====== Source data ======
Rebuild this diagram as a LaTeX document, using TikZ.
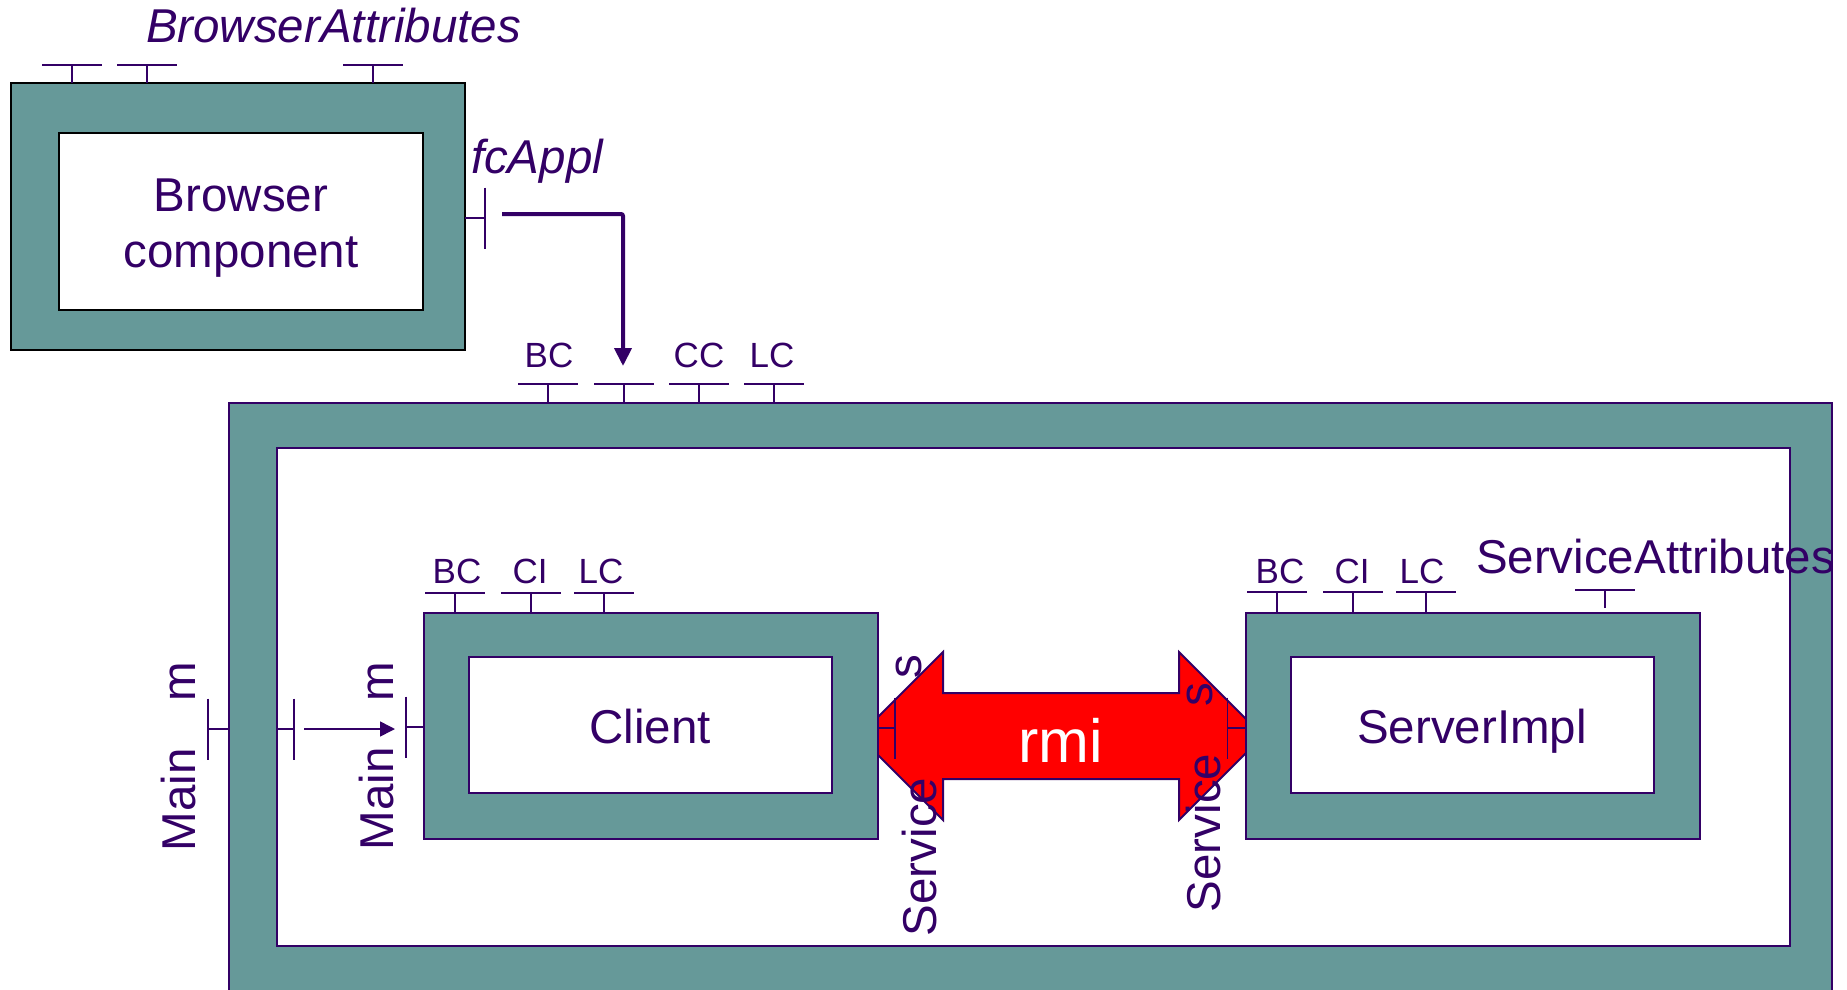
\documentclass[tikz,border=0pt]{standalone}
\usepackage{fontspec}
\setmainfont{Liberation Sans}
\usetikzlibrary{arrows.meta}
\definecolor{tealf}{HTML}{669999}
\definecolor{purp}{HTML}{330066}
\definecolor{rmired}{HTML}{FF0000}
\tikzset{
  pics/topport/.style={code={\draw[portln,pic actions] (0,0) -- (0,-#1) (-30,-#1) -- (30,-#1);}},
  pics/lport/.style={code={\draw[portln,pic actions] (0,0) -- (-#1,0) (-#1,-30.5) -- (-#1,30.5);}},
  pics/rport/.style={code={\draw[portln,pic actions] (0,0) -- (#1,0) (#1,-30.5) -- (#1,30.5);}},
}
\begin{document}
\begin{tikzpicture}[x=1pt,y=-1pt,
  box/.style={draw=purp,line width=2pt,inner sep=0pt,outer sep=0pt,rectangle},
  outerbox/.style={box,fill=tealf},
  innerbox/.style={box,fill=white},
  portln/.style={draw=purp,line width=1.6pt},
  big/.style={text=purp,font=\fontsize{47.5}{57}\selectfont,inner sep=0pt,outer sep=0pt},
  small/.style={text=purp,font=\fontsize{35}{42}\selectfont,inner sep=0pt,outer sep=0pt},
  vert/.style={rotate=90,anchor=base},
]
\useasboundingbox (0,0) rectangle (1847,990);
\clip (0,0) rectangle (1847,990);

% composite box
\node[outerbox,minimum width=1603pt,minimum height=637pt] (bigout) at (1030.5,721.5) {};
\node[innerbox,minimum width=1513pt,minimum height=498pt] (bigin) at (1033.5,697) {};

% rmi block arrow (drawn below the boxes)
\path[fill=rmired,draw=purp,line width=2pt,line join=miter]
  (859,736) -- (943,652) -- (943,693) -- (1179,693) -- (1179,652) -- (1263,736)
  -- (1179,820) -- (1179,779) -- (943,779) -- (943,820) -- cycle;

% client and server
\node[outerbox,minimum width=454pt,minimum height=226.5pt] (client) at (651,725.75) {};
\node[innerbox,minimum width=363pt,minimum height=136pt] (clientin) at (650.5,725) {};
\node[outerbox,minimum width=454pt,minimum height=226.5pt] (server) at (1472.5,725.75) {};
\node[innerbox,minimum width=363pt,minimum height=136pt] (serverin) at (1472.5,725) {};

% browser
\node[outerbox,draw=black,minimum width=454.3pt,minimum height=267.5pt] (browser) at (237.85,216.25) {};
\node[innerbox,draw=black,minimum width=364pt,minimum height=177pt] (browserin) at (241,221.5) {};

% top ports
\pic at (72,0 |- browser.north) {topport=17.5};
\pic at (147,0 |- browser.north) {topport=17.5};
\pic[draw=black] at (373,0 |- browser.north) {topport=17.5};

\pic at (548,0 |- bigout.north) {topport=19};
\pic at (624,0 |- bigout.north) {topport=19};
\pic at (699,0 |- bigout.north) {topport=19};
\pic at (774,0 |- bigout.north) {topport=19};

\pic at (455,0 |- client.north) {topport=19.5};
\pic at (531,0 |- client.north) {topport=19.5};
\pic at (604,0 |- client.north) {topport=19.5};

\pic at (1277,0 |- server.north) {topport=20.5};
\pic at (1353,0 |- server.north) {topport=20.5};
\pic at (1426,0 |- server.north) {topport=20.5};
\pic at (1605,608) {topport=18};

% side ports
\pic at (browser.east |- 0,218) {rport=20};
\pic at (bigout.west |- 0,729) {lport=21};
\pic at (bigin.west |- 0,729) {rport=17};
\pic at (client.west |- 0,727) {lport=18};
\pic at (client.east |- 0,728) {rport=17};
\pic at (server.west |- 0,728) {lport=18};

% connectors
\coordinate (fcs) at (502,214);
\coordinate (fce) at (623,366);
\draw[purp,line width=4pt,rounded corners=2pt,-{Triangle[length=18pt,width=17pt]}] (fcs) -| (fce);
\coordinate (ms) at (304,729);
\coordinate (me) at (395,729);
\draw[purp,line width=1.6pt,-{Triangle[length=15pt,width=15pt]}] (ms) -- (me);

% texts
\node[big,anchor=base] (tbrowser1) at (241,211) {Browser};
\node[big,anchor=base] (tbrowser2) at (241,267) {component};
\node[big,anchor=base west,font=\fontsize{47.5}{57}\selectfont\itshape] (tba) at (146,43) {BrowserAttributes};
\node[big,anchor=base west,font=\fontsize{47.5}{57}\selectfont\itshape] (tfc) at (471,173) {fcAppl};
\node[big,anchor=base] (tclient) at (650,743) {Client};
\node[big,anchor=base] (tserver) at (1472,743) {ServerImpl};
\node[big,anchor=base west] (tsa) at (1476,573) {ServiceAttributes};

\node[small,anchor=base] at (549,367) {BC};
\node[small,anchor=base] at (699,367) {CC};
\node[small,anchor=base] at (772,367) {LC};

\node[small,anchor=base] at (457,583) {BC};
\node[small,anchor=base] at (530,583) {CI};
\node[small,anchor=base] at (601,583) {LC};

\node[small,anchor=base] at (1280,583) {BC};
\node[small,anchor=base] at (1352,583) {CI};
\node[small,anchor=base] at (1422,583) {LC};

\node[big,vert] (tm1) at (195,682) {m};
\node[big,vert] (tm2) at (393,682) {m};
\node[big,vert] (tmain1) at (195,800) {Main};
\node[big,vert] (tmain2) at (393,799) {Main};
\node[big,vert] (ts1) at (921,667) {s};
\node[big,vert] (ts2) at (1212,695) {s};
\node[big,vert] (tsv1) at (936,857) {Service};
\node[big,vert] (tsv2) at (1220,833) {Service};

\node[anchor=base,text=white,font=\fontsize{61}{73}\selectfont,inner sep=0pt] (trmi) at (1061,762) {rmi};
\end{tikzpicture}
\end{document}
======
Brief
Each line of the material must be retyped exactly, except that images are omitted.

Answer below
Rebuild this diagram as a LaTeX document, using TikZ.
\documentclass[tikz,border=0pt]{standalone}
\usepackage{fontspec}
\setmainfont{Liberation Sans}
\usetikzlibrary{arrows.meta}
\definecolor{tealf}{HTML}{669999}
\definecolor{purp}{HTML}{330066}
\definecolor{rmired}{HTML}{FF0000}
\tikzset{
  pics/topport/.style={code={\draw[portln,pic actions] (0,0) -- (0,-#1) (-30,-#1) -- (30,-#1);}},
  pics/lport/.style={code={\draw[portln,pic actions] (0,0) -- (-#1,0) (-#1,-30.5) -- (-#1,30.5);}},
  pics/rport/.style={code={\draw[portln,pic actions] (0,0) -- (#1,0) (#1,-30.5) -- (#1,30.5);}},
}
\begin{document}
\begin{tikzpicture}[x=1pt,y=-1pt,
  box/.style={draw=purp,line width=2pt,inner sep=0pt,outer sep=0pt,rectangle},
  outerbox/.style={box,fill=tealf},
  innerbox/.style={box,fill=white},
  portln/.style={draw=purp,line width=1.6pt},
  big/.style={text=purp,font=\fontsize{47.5}{57}\selectfont,inner sep=0pt,outer sep=0pt},
  small/.style={text=purp,font=\fontsize{35}{42}\selectfont,inner sep=0pt,outer sep=0pt},
  vert/.style={rotate=90,anchor=base},
]
\useasboundingbox (0,0) rectangle (1847,990);
\clip (0,0) rectangle (1847,990);

% composite box
\node[outerbox,minimum width=1603pt,minimum height=637pt] (bigout) at (1030.5,721.5) {};
\node[innerbox,minimum width=1513pt,minimum height=498pt] (bigin) at (1033.5,697) {};

% rmi block arrow (drawn below the boxes)
\path[fill=rmired,draw=purp,line width=2pt,line join=miter]
  (859,736) -- (943,652) -- (943,693) -- (1179,693) -- (1179,652) -- (1263,736)
  -- (1179,820) -- (1179,779) -- (943,779) -- (943,820) -- cycle;

% client and server
\node[outerbox,minimum width=454pt,minimum height=226.5pt] (client) at (651,725.75) {};
\node[innerbox,minimum width=363pt,minimum height=136pt] (clientin) at (650.5,725) {};
\node[outerbox,minimum width=454pt,minimum height=226.5pt] (server) at (1472.5,725.75) {};
\node[innerbox,minimum width=363pt,minimum height=136pt] (serverin) at (1472.5,725) {};

% browser
\node[outerbox,draw=black,minimum width=454.3pt,minimum height=267.5pt] (browser) at (237.85,216.25) {};
\node[innerbox,draw=black,minimum width=364pt,minimum height=177pt] (browserin) at (241,221.5) {};

% top ports
\pic at (72,0 |- browser.north) {topport=17.5};
\pic at (147,0 |- browser.north) {topport=17.5};
\pic[draw=black] at (373,0 |- browser.north) {topport=17.5};

\pic at (548,0 |- bigout.north) {topport=19};
\pic at (624,0 |- bigout.north) {topport=19};
\pic at (699,0 |- bigout.north) {topport=19};
\pic at (774,0 |- bigout.north) {topport=19};

\pic at (455,0 |- client.north) {topport=19.5};
\pic at (531,0 |- client.north) {topport=19.5};
\pic at (604,0 |- client.north) {topport=19.5};

\pic at (1277,0 |- server.north) {topport=20.5};
\pic at (1353,0 |- server.north) {topport=20.5};
\pic at (1426,0 |- server.north) {topport=20.5};
\pic at (1605,608) {topport=18};

% side ports
\pic at (browser.east |- 0,218) {rport=20};
\pic at (bigout.west |- 0,729) {lport=21};
\pic at (bigin.west |- 0,729) {rport=17};
\pic at (client.west |- 0,727) {lport=18};
\pic at (client.east |- 0,728) {rport=17};
\pic at (server.west |- 0,728) {lport=18};

% connectors
\coordinate (fcs) at (502,214);
\coordinate (fce) at (623,366);
\draw[purp,line width=4pt,rounded corners=2pt,-{Triangle[length=18pt,width=17pt]}] (fcs) -| (fce);
\coordinate (ms) at (304,729);
\coordinate (me) at (395,729);
\draw[purp,line width=1.6pt,-{Triangle[length=15pt,width=15pt]}] (ms) -- (me);

% texts
\node[big,anchor=base] (tbrowser1) at (241,211) {Browser};
\node[big,anchor=base] (tbrowser2) at (241,267) {component};
\node[big,anchor=base west,font=\fontsize{47.5}{57}\selectfont\itshape] (tba) at (146,43) {BrowserAttributes};
\node[big,anchor=base west,font=\fontsize{47.5}{57}\selectfont\itshape] (tfc) at (471,173) {fcAppl};
\node[big,anchor=base] (tclient) at (650,743) {Client};
\node[big,anchor=base] (tserver) at (1472,743) {ServerImpl};
\node[big,anchor=base west] (tsa) at (1476,573) {ServiceAttributes};

\node[small,anchor=base] at (549,367) {BC};
\node[small,anchor=base] at (699,367) {CC};
\node[small,anchor=base] at (772,367) {LC};

\node[small,anchor=base] at (457,583) {BC};
\node[small,anchor=base] at (530,583) {CI};
\node[small,anchor=base] at (601,583) {LC};

\node[small,anchor=base] at (1280,583) {BC};
\node[small,anchor=base] at (1352,583) {CI};
\node[small,anchor=base] at (1422,583) {LC};

\node[big,vert] (tm1) at (195,682) {m};
\node[big,vert] (tm2) at (393,682) {m};
\node[big,vert] (tmain1) at (195,800) {Main};
\node[big,vert] (tmain2) at (393,799) {Main};
\node[big,vert] (ts1) at (921,667) {s};
\node[big,vert] (ts2) at (1212,695) {s};
\node[big,vert] (tsv1) at (936,857) {Service};
\node[big,vert] (tsv2) at (1220,833) {Service};

\node[anchor=base,text=white,font=\fontsize{61}{73}\selectfont,inner sep=0pt] (trmi) at (1061,762) {rmi};
\end{tikzpicture}
\end{document}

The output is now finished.